Tuesday, March 18, 2008

Using Expected Values in an NCAA Bracket with Upset Points

Part 1

Our tournament bracket gives 1 point for every first round pick, 2 points for every second round pick, 3 points for third round, etc. But they also have "upset scoring." If you pick an underdog to win and they do, you get the normal point(s), plus bonus points worth the difference of the two seeds. For example, if you pick a 14 over a 3 in the first round and are right, you get (1 + (14 - 3)) = 12 points.

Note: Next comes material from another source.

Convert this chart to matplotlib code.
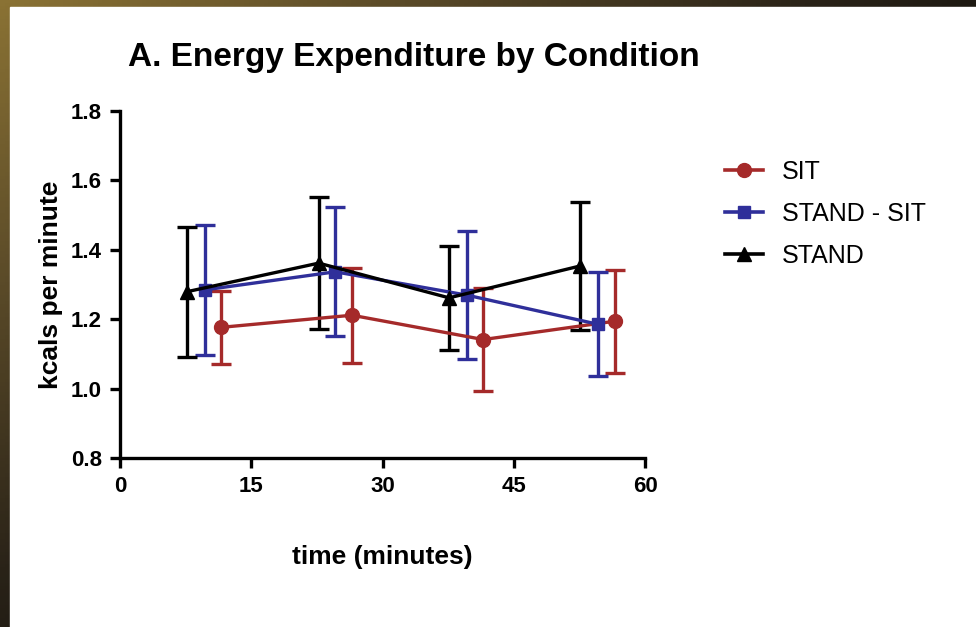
import matplotlib.pyplot as plt
import numpy as np
from matplotlib.colors import LinearSegmentedColormap
from matplotlib.lines import Line2D
from matplotlib.patches import Rectangle

# ── data ────────────────────────────────────────────────────────────────────
series = ["SIT", "STAND - SIT", "STAND"]

sit_x = [11.5, 26.5, 41.5, 56.6]
sit_mean = [1.177, 1.212, 1.142, 1.195]
sit_sd = [0.104, 0.137, 0.147, 0.148]

stsit_x = [9.7, 24.6, 39.6, 54.6]
stsit_mean = [1.285, 1.337, 1.270, 1.186]
stsit_sd = [0.187, 0.186, 0.185, 0.150]

stand_x = [7.7, 22.7, 37.6, 52.6]
stand_mean = [1.280, 1.362, 1.262, 1.354]
stand_sd = [0.187, 0.191, 0.149, 0.185]

x_ticks = [0, 15, 30, 45, 60]
y_ticks = [0.8, 1.0, 1.2, 1.4, 1.6, 1.8]

plt.rcParams["font.family"] = ["Liberation Sans", "DejaVu Sans"]

fig = plt.figure(figsize=(9.76, 6.27), dpi=100)

# ── dark photo-ish backdrop with a white slide panel ──────────────────────
bg = fig.add_axes([0, 0, 1, 1], zorder=-10)
bg.set_axis_off()
grad = LinearSegmentedColormap.from_list(
    "bg", ["#8a7234", "#5a4a28", "#2a2318", "#0c0b09", "#050505"])
yy, xx = np.mgrid[0:1:200j, 0:1:200j]
bg.imshow(np.clip(0.55 * yy + 0.6 * xx, 0, 1), cmap=grad, aspect="auto",
          extent=[0, 1, 0, 1], origin="upper")
bg.add_patch(Rectangle((10 / 976, 0), 1, 1 - 7 / 627,
                       transform=bg.transAxes, color="white", zorder=2))
bg.set_xlim(0, 1); bg.set_ylim(0, 1)

ax = fig.add_axes([0.123, 0.269, 0.538, 0.554])
ax.set_facecolor("none")

styles = [
    (sit_x, sit_mean, sit_sd, "#a52a2a", "o", 10),
    (stsit_x, stsit_mean, stsit_sd, "#2f2f9a", "s", 9),
    (stand_x, stand_mean, stand_sd, "black", "^", 10),
]
handles = []
for name, (x, m, sd, c, mk, ms) in zip(series, styles):
    ax.errorbar(x, m, yerr=sd, color=c, marker=mk, ms=ms, lw=2.4,
                elinewidth=2.4, capsize=7, capthick=2.4)
    handles.append(Line2D([], [], color=c, marker=mk, ms=ms, lw=2.6, label=name))

ax.set_xlim(0, 60)
ax.set_ylim(0.8, 1.8)
ax.set_xticks(x_ticks)
ax.set_yticks(y_ticks)
ax.set_yticklabels([f"{v:.1f}" for v in y_ticks])
for s in ["top", "right"]:
    ax.spines[s].set_visible(False)
for s in ["left", "bottom"]:
    ax.spines[s].set_linewidth(2.4)
ax.tick_params(width=2.4, length=7, labelsize=16, pad=6)
for lab in ax.get_xticklabels() + ax.get_yticklabels():
    lab.set_fontweight("bold")

ax.set_xlabel("time (minutes)", fontsize=19, fontweight="bold", labelpad=34)
ax.set_ylabel("kcals per minute", fontsize=19, fontweight="bold", labelpad=6)
fig.text(0.131, 0.909, "A. Energy Expenditure by Condition", fontsize=24,
         fontweight="bold", va="center", ha="left")

ax.legend(handles=handles, loc="upper left", bbox_to_anchor=(1.11, 0.925),
          frameon=False, fontsize=18, handlelength=1.5, labelspacing=0.72,
          handletextpad=0.75)

fig.savefig("out.png", dpi=100)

I found a page on ESPN.com that lists the historical results for each tournament pairing for each round, ever since the tournament went to 64/65 teams. For example, of the 84 3-14 matchups, the 3 seed has won 70 (83.3%) and the 14 seed has won 14 (16.7%).

I used this to calculate the Expected Value of each seed and matchup. For example, the first round EV for the 3 seed is (1 point * 83.3% probability) = 0.833. The first round EV for the 14 seed is (12 * 16.7%) ~ 2.

Two questions:
1. How should I calculate the probabilities for the later rounds? For example, 3 seeds made it to the second round 70 times and won 39 times. But if they had won all their first round games, they would have made it to the second round 84 times. Should I use the probability 39/70 or 39/84 to calculate the EV?

2. How do I pick which seeds to advance? In my example above, the short-term solution is to pick the 14 over the 3 seed because 2 > 0.83. But looking down the line, no 14 seeds have made it past the Sweet 16, while several 3 seeds have won the tournament. How do I determine the best "long term" solution?

I have a spreadsheet with all my data if someone would like me to email it to them.

Part 2 (Answering My Own Questions)

1. I took everything out of 84. This makes the numbers look much more sensical. For example, an 8 seed has made the championship once, and they won that championship (NC State?). (1/1)*13 = 13 is way to high an EV. But (1/84)*13 = 0.15 looks much better.

2. The best thing would be to plug everything into Excel (which I already did) and fight with Solver for the next two days until the bracket is due. But I don't have Solver installed on my work machine, which is good because now I can do real work and not get fired. So I set up three baseline scenarios:
a) Picking all top seeds gives me an EV of 16 points for an entire regional.

b) I started from the Elite 8 and worked backwards. The 1 seed had the best EV for winning the Elite 8 game, so they were locked in to get to that point. The 1 and 2 had the best EV for winning the Sweet 16 games, so they're locked in.
In the round of 32, I have to advance the 1 and 2 then. That leaves me to pick one team each from the 3/14/6/11 set and one from the 4/13/5/12 set. For the round of 32, the 6 and 13 actually had the best EVs out of those sets.
For the round of 64, I had the 1, 2, 6, and 12 locked in. Of the remaining games, the 14, 13, 10, and 9 were better.
This method gave me a regional EV of 23 points.

c) I started from the beginning and worked forwards. Looking head-to-head, 1 vs 16, 2 vs 15, etc., here are the seeds that had better EVs than their first round opponents: 1, 2, 14, 13, 12, 11, 10, 9.
In the round of 32, I paired those seeds as in the actual tournament, and these EVs were better: 1, 10, 6, 12.
Between those pairs (in the Sweet 16), the 1 and 6 had the highest EVs.
Of course, after that the 1 seeds advanced.
This method gave me a regional EV of 24.

So now what? I'm going to try this method on my work bracket this year, but just as a trial run. I have four regionals and three methods. I'm going to use one method for each regional, plus do the fourth regional (the East, Notre Dame's bracket) "by feel." I'll let you know the results.